The Children’s Minister has many roles. One way to better understand these roles is to examine three identifiable ministry styles. These divisions are speculative. Each style will overlap at points. But by understanding the components one can better integrate them into a holistic ministry model. The three styles are the Shepherd, the Manager and the Visionary. The primary distinction of each is the core competencies that they emphasize. To maximize effectiveness one must integrate and balance all three within their ministry context.

The children’s minister can be a Shepherd. Such a person prefers the title “Children’s Pastor.” This is the spiritual dimension of the ministry. The Shepherd focuses on the Word and prayer. Personal knowledge of Christ is essential. As one Christian educator wrote, “Preparation for teaching includes also personal knowledge of Christ. It is not enough to know about him – we must know him. Teaching never can be effective which is only retelling of what some other one has said . . . We must be able to tell what we ourselves know. Personal friendship with Christ is a necessary qualification for one who would be a teacher in the school of Christ.” (Miller 1913, 29.) The shepherd begins each day asking, “What will God do in our church today?” This person cannot live without the mandate of God’s call. The style of minister has a deep concern for the welfare of children, parents, volunteers and the unreached. He/she teaches the Bible, shares the gospel and leads the children in worship. The Shepherd might ask a parent, “How is your child developing spiritually? How can I be praying for your family?” The Shepherd is devoted to prayer. As another Christian educator wrote, “A spirit of earnest prayer should be the living soul of all your conduct. While your eye is fixed upon the children, your heart should be lifted up to God. You should sit down between them and the fountain of life, and, while opening, by instruction, a channel to their hearts, seek to draw the living stream by prayer from heaven. Your closet should be the constant scene of their welfare.” (Angell 1834, 77.) The Shepherd is concerned that the children encounter God in worship. The authors of Children Matter write, “When the children of God are gathered together, awareness of God’s presence evokes the natural response of worship. Therefore thought the main emphasis of the Sunday-morning hour is to help children understand the biblical story, learning should not be separate from worship, just as worship cannot be completely separated from learning.” (May et al. 2005, 251.)
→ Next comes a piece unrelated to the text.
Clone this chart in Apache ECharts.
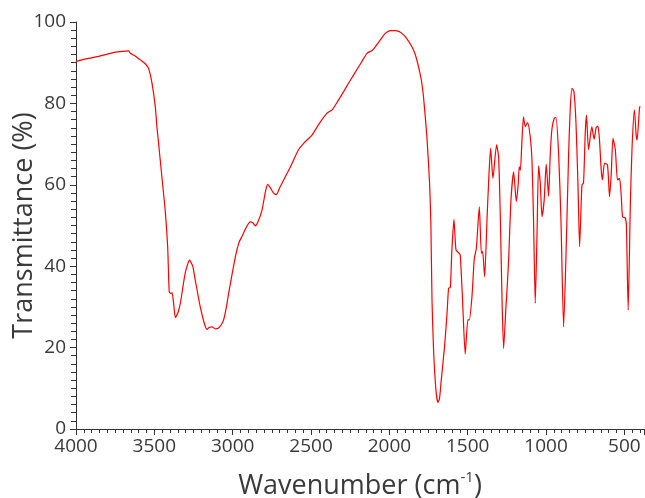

One danger in overemphasizing this role is to assume that God will supernaturally compensate for poor planning. The Shepherd might describe their ministry as, “Just loving people and teaching them the Word.” Conflict resolution is one situation that requires this pastoral heart. Loving the children is natural for the Shepherd. Without this role the ministry would lack depth and spiritual power. The Shepherd will be drawn to tasks such as home visits, Bible study and prayer.
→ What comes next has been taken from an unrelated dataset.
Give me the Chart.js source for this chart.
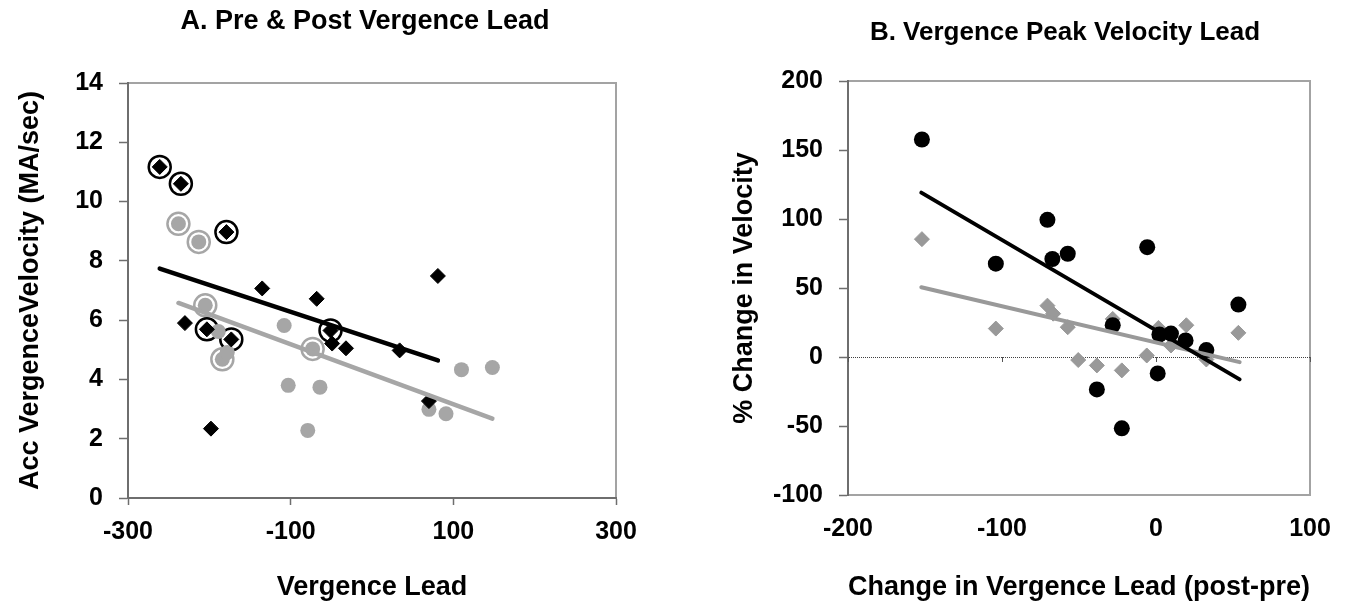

The children’s minister can be a Manager. Such a person prefers the title “Director of Children’s Ministries.” The primary function of this role is administrative. In this capacity the minister plans, executes and evaluates the programs of the church. Organization is essential. The Manager begins each day by asking, “How can we stay on plan today?” This style of minister cannot live without a clear roadmap to achieve measurable goals. In this capacity he/she oversees facilities, staffing, supplies and schedules. This style minister strives for excellence and order in all things. The Manager might ask a parent, “Are you available to make snacks next Wednesday?”

One danger of overweighing this area is making the system more important than the people. “We get so busy running the ‘corporation’ and managing programs that children, relationships, and community get lost.” (May et al. 2005, 148.) In this role policies and safety concerns are addressed. Training and supervision of volunteers is natural for the Manager. Without this role the ministry would lack structure and effectiveness. The Manager will be drawn to tasks such as event planning, volunteer scheduling and record keeping.
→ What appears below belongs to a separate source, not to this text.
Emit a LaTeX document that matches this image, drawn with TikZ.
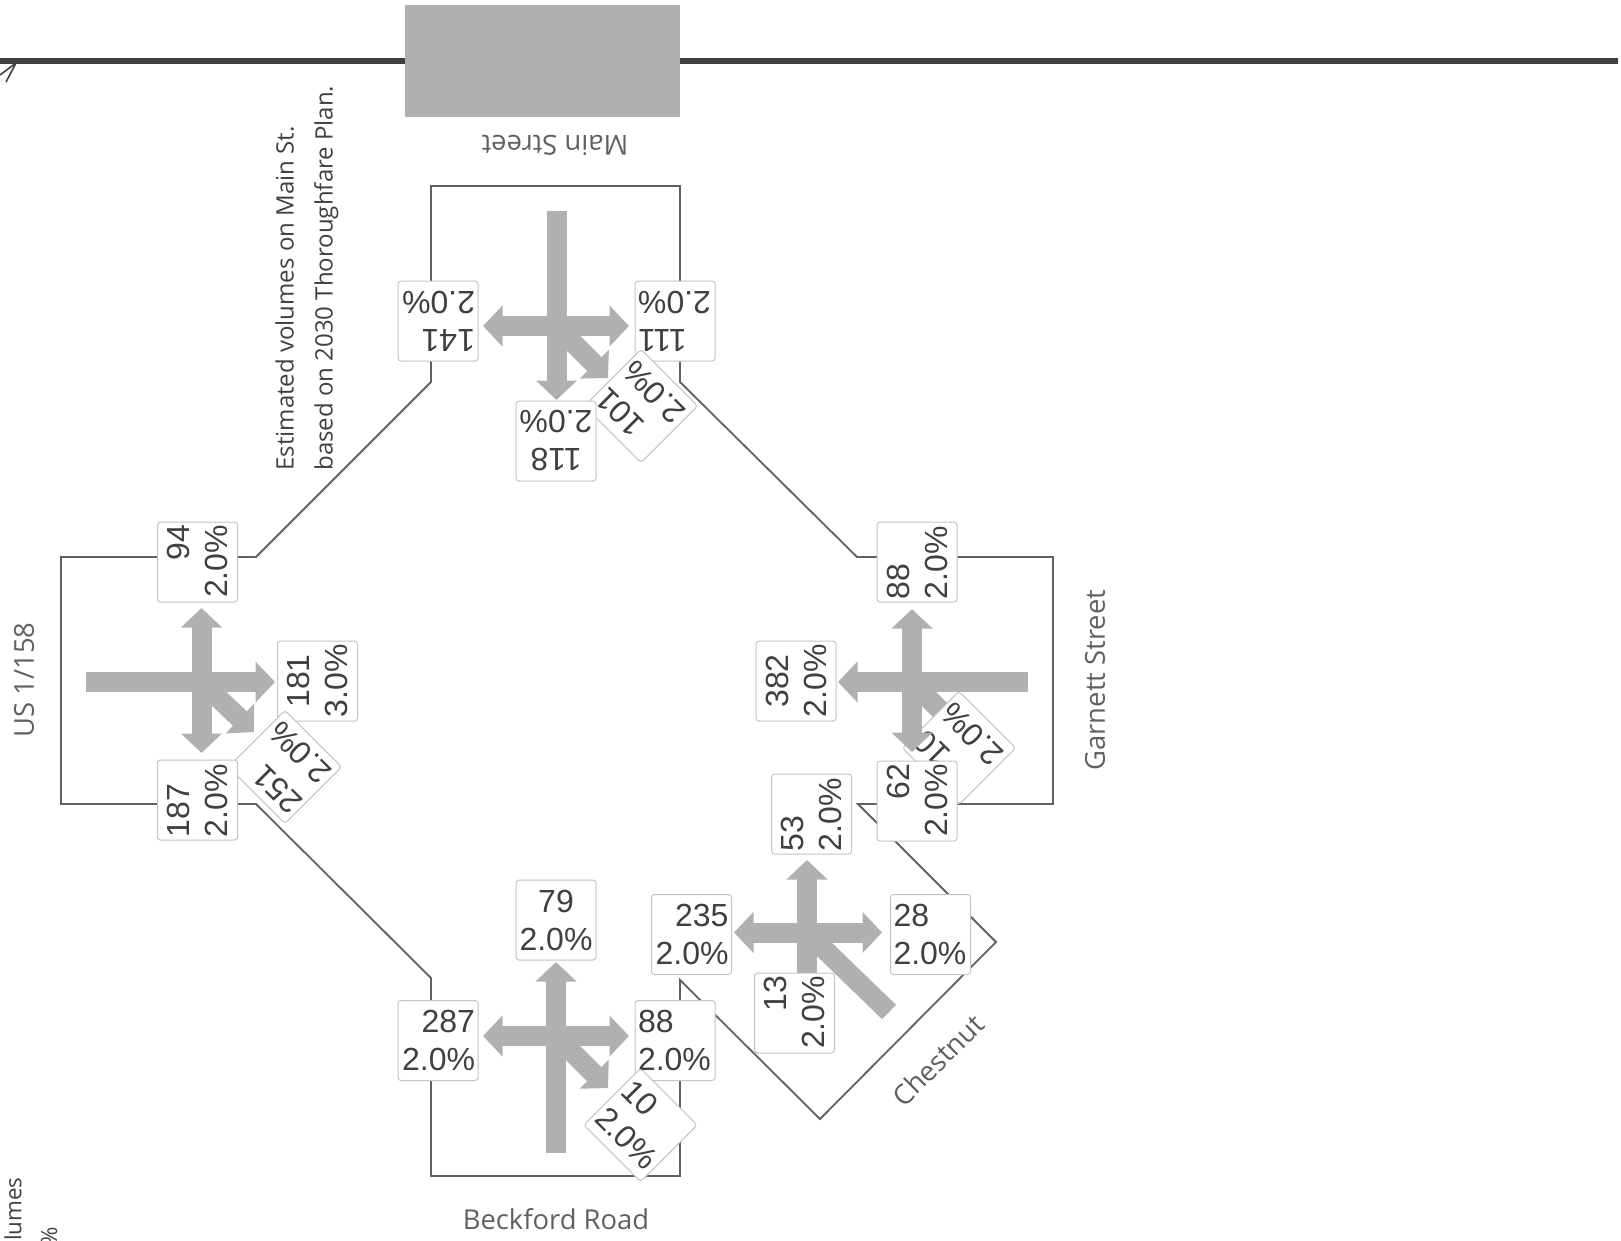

The children’s minister can be a Visionary. Such a person thinks of himself as a leader/communicator. This role extends beyond the Children’s Ministry and affects the whole church. The Visionary influences others to fulfill God’s purposes. One such leader wrote, “As we see the world’s agenda for our children, we sense a tremendous urgency for parents and for the church to bring forth an even stronger agenda for God in the lives of our children. Our vision for children must be greater than the world’s vision. May it never be said that we stood by and watched while the world molded our children” (Bethlehem Baptist Church 2004, 6.) The Visionary becomes a catalyst for change as they spread their passion to others. This style of leader develops, empowers and encourages others. He/she begins each day by asking, “How can we spread this vision?” The Visionary cannot live without a compelling destination?” This style minister might ask a parent, “Are you mentoring anyone? How is God using your gifts and talents to build up the church?”

One danger in overemphasizing this aspect is neglecting those who cannot immediately contribute to the vision. In this role the minister will often be an advocate for the importance of children. The Visionary will say things like, “The church is fully the church—the people of God—only when the children are present.” (May et al. 2005, 143.) Networking and improving one’s skills is natural for this Visionary. Building teams and equipping others is essential for such a person. Without this role the ministry would lack urgency and direction. The Visionary will be drawn to tasks such as writing mission statements, writing notes of encouragement and recruiting new volunteers.